Ele admite que a ampliação de espaços decisórios sempre traz consigo desafios de ação coletiva. Como o BRICS é um arranjo cujas declarações são consensuais, pode ser que se continue a ver a mesma dinâmica que tem prevalecido desde o começo do arranjo em 2009: declarações anuais mais gerais acerca das relações internacionais (com foco nos consensos em torno de reforma das instituições, denúncia dos abusos de poder por parte de potências ocidentais etc.) e uma intensa agenda bilateral mais diversificada. “Nesse sentido, os novos membros parecem ter vindo para somar o propósito central do BRICS e, em paralelo, auxiliar no estreitamento de laços políticos, diplomáticos, comerciais e financeiros bilaterais entre eles”, observa.
A questão da guerra na Ucrânia, com toda sua polarização entre Norte e Sul Global, é uma demonstração do modus operandi do BRICS. Por ora, Rinaldi acredita que a expansão do bloco afeta muito pouco a questão da guerra. Ele observa que a questão russo-ucraniana sequer foi objeto de destaque no encontro. “Foram feitas apenas algumas declarações bastante protocolares sobre o episódio, mostrando que o BRICS, nesse momento, não estava disposto a agir mais diretamente no enfrentamento dessa questão. No médio-longo prazo, pode ser que com a entrada de Arábia Saudita, Emirados Árabes e Irã, o estreitamento comercial desses países com a Rússia dê ainda mais fôlego financeiro a Moscou, permitindo ao país sustentar a continuidade da guerra e contornar a sanções impostas pelo Ocidente”, pondera.
O Banco e o dólar
A adesão dos seis novos membros plenos tem uma interface muito importante ao contribuir para fortalecer o Novo Banco de Desenvolvimento (NDB). O professor salienta que, embora sejam coisas distintas, estão bem relacionadas. “O Banco, inclusive, já passou por uma expansão em 2021, e há um processo bem avançado de incluir novos membros. Nesse sentido, a sinergia entre o Banco e o BRICS pode abrir portas para novos membros e, com isso, fortalecer ainda mais ambos os espaços”, aposta ele.
Em relação ao dólar, ele acredita que é preciso aguardar para ver se, de fato, os países passarão a privilegiar suas moedas locais nas transações bilaterais.
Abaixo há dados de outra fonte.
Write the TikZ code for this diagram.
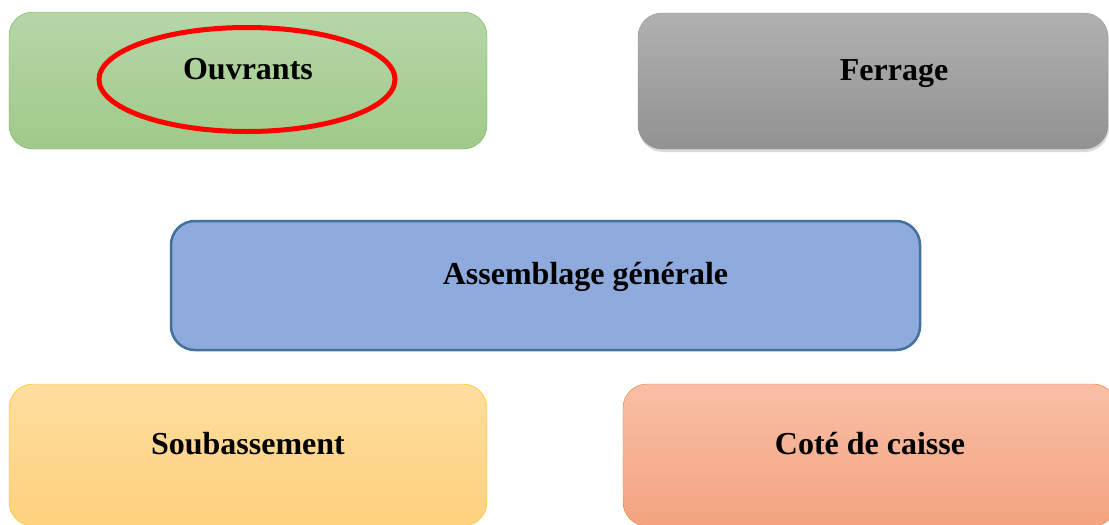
\documentclass[tikz,border=0pt]{standalone}
\usepackage{fontspec}
\setmainfont{Liberation Serif}
\usetikzlibrary{positioning, shapes.geometric, shadows}

\definecolor{ouvTop}{HTML}{B6D6A8}
\definecolor{ouvBot}{HTML}{9FCA89}
\definecolor{ouvLine}{HTML}{70AD47}
\definecolor{ferTop}{HTML}{B0B0B0}
\definecolor{ferBot}{HTML}{929292}
\definecolor{asmFill}{HTML}{8FAADC}
\definecolor{asmLine}{HTML}{41719C}
\definecolor{souTop}{HTML}{FEDD9E}
\definecolor{souBot}{HTML}{FED27D}
\definecolor{souLine}{HTML}{FFC000}
\definecolor{cotTop}{HTML}{F8BFA6}
\definecolor{cotBot}{HTML}{F4A37F}
\definecolor{cotLine}{HTML}{ED7D31}

\tikzset{
  block/.style={rectangle, rounded corners=24pt, inner sep=0pt,
    text height=20pt, text depth=22pt,
    font=\bfseries\fontsize{32}{38}\selectfont},
  ring/.style={ellipse, draw=red, line width=5pt, inner sep=0pt}
}

\begin{document}
\begin{tikzpicture}[x=1pt, y=-1pt]
  \useasboundingbox (0,0) rectangle (1109,525);
  \clip (0,0) rectangle (1109,525);
  % top row
  \node[block, draw=ouvLine, top color=ouvTop, bottom color=ouvBot,
        minimum width=478pt, minimum height=137pt] (ouvrants) at (248, 80.5) {Ouvrants};
  \node[ring, minimum width=296pt, minimum height=104pt] (ouvring) at (247, 79.5) {};
  \node[block, draw=ferBot, top color=ferTop, bottom color=ferBot,
        drop shadow={shadow xshift=1pt, shadow yshift=-3pt, opacity=0.3},
        minimum width=470pt, minimum height=136pt] (ferrage) at (873, 81) {\hspace*{42pt}Ferrage};
  % middle
  \node[block, draw=asmLine, line width=2.5pt, fill=asmFill,
        minimum width=749pt, minimum height=129pt] (assemblage) at (545.5, 285.5) {\hspace*{80pt}Assemblage générale};
  % bottom row
  \node[block, draw=souLine, top color=souTop, bottom color=souBot,
        minimum width=478pt, minimum height=142pt] (soubassement) at (248, 455) {Soubassement};
  \node[block, draw=cotLine, top color=cotTop, bottom color=cotBot,
        minimum width=494pt, minimum height=142pt] (caisse) at (870, 455) {Coté de caisse};
\end{tikzpicture}
\end{document}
A Presidente do Banco – Dilma Rousseff – colocou como meta para o NDB realizar 30% das suas operações em moeda local até o fim do seu mandato. “Se isso for feito, certamente representará um avanço importante na diversificação da cesta de moedas internacionais para a realização de transações comerciais”.
O efeito sobre o dólar é duplo, conforme pontua o especialista: de um lado, pode contribuir para a diminuição do seu uso por parte de outros países; de outro, os países que adotam suas moedas tornam-se menos vulneráveis aos efeitos da política econômica adotada em Washington. “Portanto, é um movimento importante para o sistema monetário internacional, mas que ainda precisa de tempo para maturar e avaliar os riscos envolvidos”.